Остатки фюзеляжа, разломанного в трех местах, замерли, образовав фигуру в виде буквы «Z». Языки пламени, по меньшей мере двадцатиметровой высоты, вырвались из бензобаков. Я и Катрин, совершенно целехонькие, обнаружили себя в углу кабины, наполовину ушедшей в землю. По глупости я принялся искать свою не содержащую ничего ценного ручную сумку среди кресел, большая часть которых была сорвана с креплений; тем временем бортпроводницы кричали нам снаружи: «Бегите!
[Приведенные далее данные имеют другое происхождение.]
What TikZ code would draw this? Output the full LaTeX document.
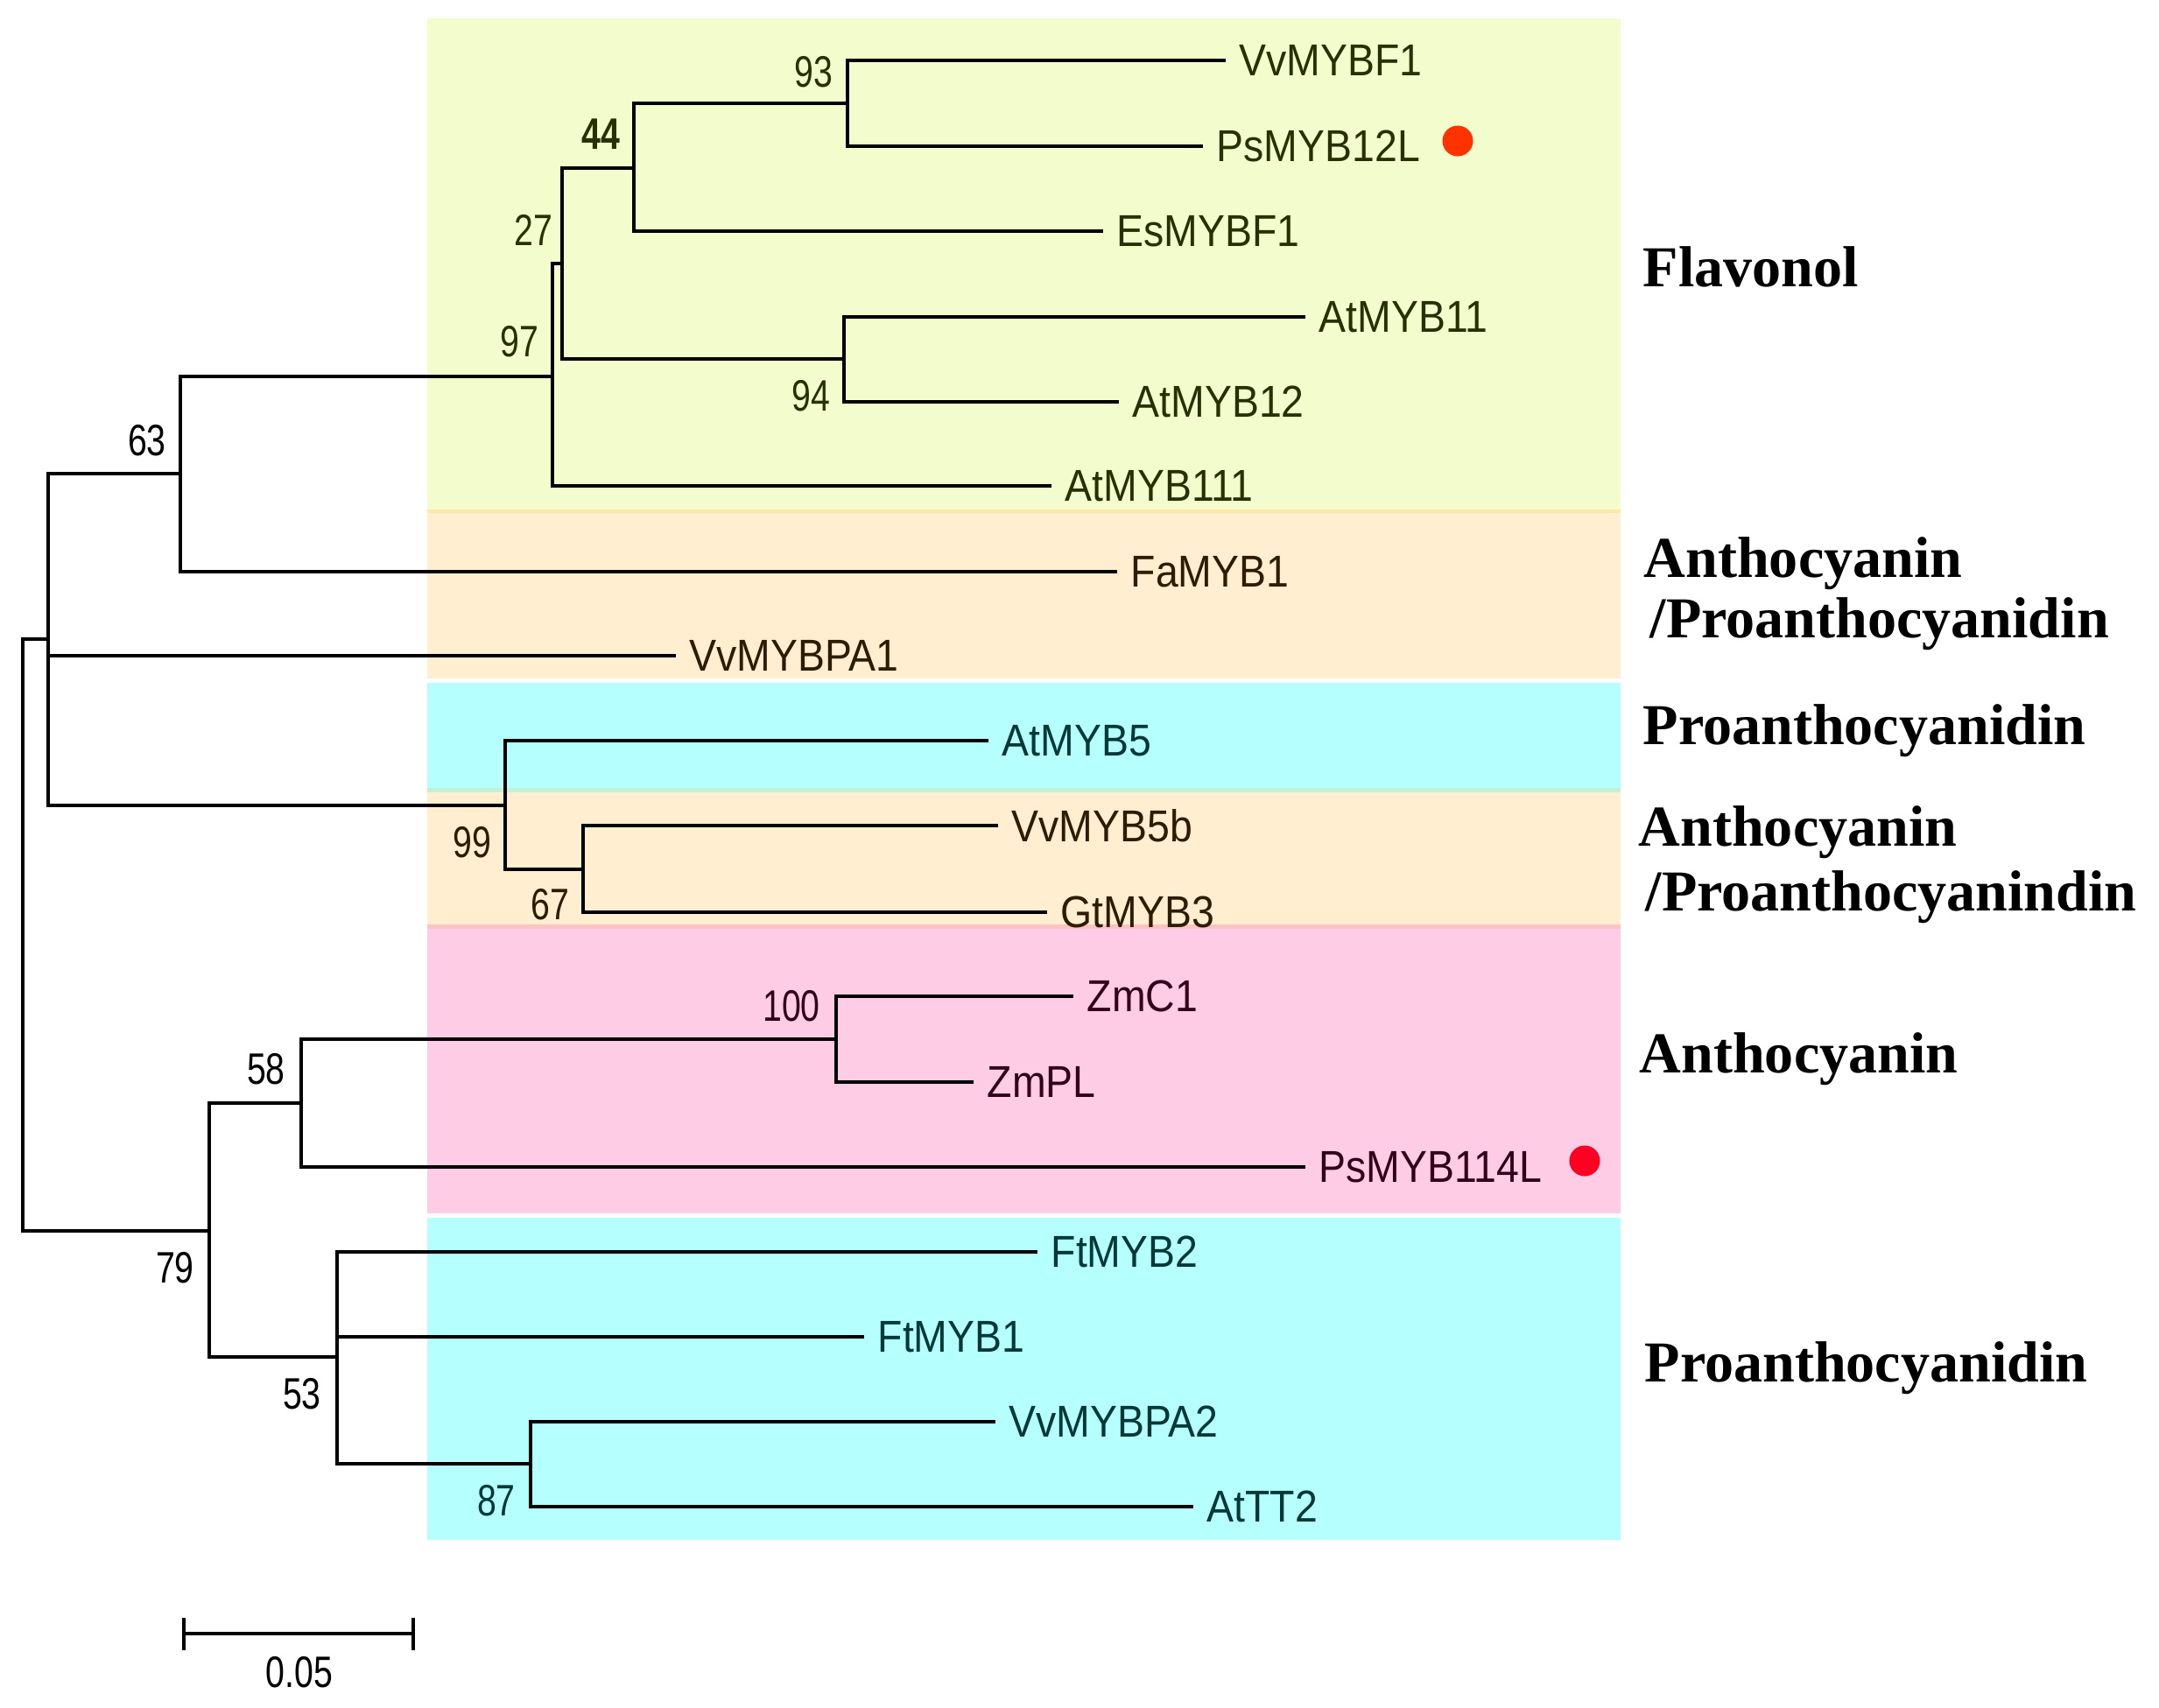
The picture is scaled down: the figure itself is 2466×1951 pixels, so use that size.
\documentclass[tikz,border=0pt]{standalone}
\usepackage{fontspec}
\usetikzlibrary{positioning}
\newfontfamily\leaffont[FakeStretch=0.91]{Liberation Sans}
\newfontfamily\bootfont[FakeStretch=0.78]{Liberation Sans}
\newfontfamily\cladefont{Liberation Serif}

\definecolor{flavbox}{HTML}{F2FCCC}
\definecolor{anthbox}{HTML}{FFEFD0}
\definecolor{proabox}{HTML}{B5FFFF}
\definecolor{pinkbox}{HTML}{FFCCE5}
\definecolor{flavedge}{HTML}{FCE9A3}
\definecolor{proaedge}{HTML}{C2F2D6}
\definecolor{pinkedge}{HTML}{FFC2C2}
\definecolor{flavtext}{HTML}{263000}
\definecolor{anthtext}{HTML}{2E1C00}
\definecolor{proatext}{HTML}{003838}
\definecolor{pinktext}{HTML}{33001A}
\definecolor{hitorange}{HTML}{FF3300}
\definecolor{hitred}{HTML}{FF0022}

\tikzset{
	branch/.style={line width=1.15pt},
	leaf/.style={anchor=west, inner xsep=0.15cm, inner ysep=0pt, font=\leaffont\fontsize{14.5}{16}\selectfont},
	boot/.style={inner sep=0pt, font=\bootfont\fontsize{14.3}{16}\selectfont},
	clade/.style={anchor=west, align=left, inner sep=0pt, font=\cladefont\bfseries\fontsize{18.8}{19.6}\selectfont},
	hit/.style={circle, fill=#1, inner sep=0pt, minimum size=0.35cm}
}

\begin{document}
\begin{tikzpicture}[x=0.01cm, y=-0.01cm]
		\useasboundingbox (0, 0) rectangle (2466, 1951);
		% clade boxes
		\foreach \top/\bot/\col in {21/582/flavbox, 582/586/flavedge, 586/775/anthbox, 780/900/proabox, 900/905/proaedge, 905/1056/anthbox, 1056/1061/pinkedge, 1061/1386/pinkbox, 1391/1759/proabox}
			\fill[\col] (488, \top) rectangle (1851, \bot);
		% inner nodes of the tree
		\coordinate (root) at (26, 1068);
		\coordinate (n55) at (55, 730);
		\coordinate (n63) at (206, 541);
		\coordinate (n97) at (631, 430);
		\coordinate (n27) at (642, 301);
		\coordinate (n44) at (724, 192);
		\coordinate (n93) at (968, 118);
		\coordinate (n94) at (964, 410);
		\coordinate (n99) at (577, 920);
		\coordinate (n67) at (666, 993);
		\coordinate (n79) at (239, 1406);
		\coordinate (n58) at (344, 1260);
		\coordinate (n100) at (955, 1187);
		\coordinate (n53) at (385, 1550);
		\coordinate (n87) at (606, 1672);
		% leaves
		\foreach \name/\x/\y/\col in {VvMYBF1/1400/69/flavtext, PsMYB12L/1374/167/flavtext, EsMYBF1/1260/264/flavtext, AtMYB11/1491/362/flavtext, AtMYB12/1278/459/flavtext, AtMYB111/1201/555/flavtext, FaMYB1/1276/653/anthtext, VvMYBPA1/772/749/anthtext, AtMYB5/1129/846/proatext, VvMYB5b/1140/943/anthtext, GtMYB3/1196/1042/anthtext, ZmC1/1226/1138/pinktext, ZmPL/1112/1236/pinktext, PsMYB114L/1491/1333/pinktext, FtMYB2/1185/1430/proatext, FtMYB1/987/1527/proatext, VvMYBPA2/1137/1624/proatext, AtTT2/1363/1721/proatext}
			\node[leaf, text=\col] (\name) at (\x, \y) {\name};
		% branches
		\foreach \p/\c in {root/n55, root/n79, n55/n63, n55/VvMYBPA1, n55/n99, n63/n97, n63/FaMYB1, n97/n27, n97/AtMYB111, n27/n44, n27/n94, n44/n93, n44/EsMYBF1, n93/VvMYBF1, n93/PsMYB12L, n94/AtMYB11, n94/AtMYB12, n99/AtMYB5, n99/n67, n67/VvMYB5b, n67/GtMYB3, n79/n58, n79/n53, n58/n100, n58/PsMYB114L, n100/ZmC1, n100/ZmPL, n53/FtMYB2, n53/FtMYB1, n53/n87, n87/VvMYBPA2, n87/AtTT2}
			\draw[branch] (\p) |- (\c);
		% bootstrap values
		\node[boot, text=flavtext] (b93) at (929, 82) {93};
		\node[boot, text=flavtext, font=\bootfont\bfseries\fontsize{14.3}{16}\selectfont] (b44) at (686, 153) {44};
		\node[boot, text=flavtext] (b27) at (609, 263) {27};
		\node[boot, text=flavtext] (b97) at (593, 390) {97};
		\node[boot, text=flavtext] (b94) at (926, 452) {94};
		\node[boot] (b63) at (168, 503) {63};
		\node[boot, text=anthtext] (b99) at (539, 962) {99};
		\node[boot, text=anthtext] (b67) at (628, 1033) {67};
		\node[boot, text=pinktext] (b100) at (904, 1149) {100};
		\node[boot] (b58) at (304, 1221) {58};
		\node[boot] (b79) at (200, 1448) {79};
		\node[boot] (b53) at (345, 1592) {53};
		\node[boot, text=proatext] (b87) at (567, 1714) {87};
		% marked genes
		\node[hit=hitorange] (dot12) at (1665, 161) {};
		\node[hit=hitred] (dot114) at (1810, 1326) {};
		% clade names
		\node[clade] (flav) at (1876, 305) {Flavonol};
		\node[clade] (anpr) at (1877, 678) {Anthocyanin\\\hspace{0.07cm}/Proanthocyanidin};
		\node[clade] (proa) at (1876, 835) {Proanthocyanidin};
		\node[clade, font=\cladefont\bfseries\fontsize{18.8}{21}\selectfont] (anprd) at (1871, 988) {Anthocyanin\\\hspace{0.08cm}/Proanthocyanindin};
		\node[clade] (anth) at (1872, 1210) {Anthocyanin};
		\node[clade] (prob) at (1878, 1563) {Proanthocyanidin};
		% scale bar
		\draw[branch] (210, 1866) -- (472, 1866);
		\draw[branch] (210, 1848) -- (210, 1885);
		\draw[branch] (472, 1848) -- (472, 1885);
		\node[boot] (scl) at (342, 1910) {0.05};
	\end{tikzpicture}
\end{document}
Сейчас будет взрыв!» Разутые до носков японцы, скользя по грязи среди обломков, по нескольку раз подбегали к горящему самолету, чтобы его сфотографировать, полагая, что эти снимки несомненно окажутся лучшим воспоминанием об экскурсии по Европе.
Немного позже, когда врачи «Скорой помощи» наконец извлекли всех опасно раненных (мертвых не оказалось, поскольку самолет был почти пустым, и в местах излома, по счастливой случайности, кресла были не заняты), между тем как пожарные еще сомневались в том, что все очаги огня подавлены (взрыва так и не произошло), а клубы густого черного дыма по-прежнему взлетали над толстым слоем сухого льда, небольшой грузовичок компании «Эр-Франс» подкатил к обломкам и из него вышел облаченный в белое маляр весьма профессионального вида, который, приставив стремянку к искореженному фюзеляжу, поднялся по ее ступенькам вместе со своим инвентарем и принялся спокойно закрашивать знаменитого морского конька фирмы. Развалившийся на куски «Боинг» мог бы без особого труда распознать любой мало-мальски сведущий любитель, так как все «семьсот седьмые» похожи друг на друга как близнецы-братья, но очередным пассажирам, мчащимся по взлетно-посадочной полосе и изумленно глядящим на жуткие останки, вовсе не обязательно было знать, кому они принадлежат.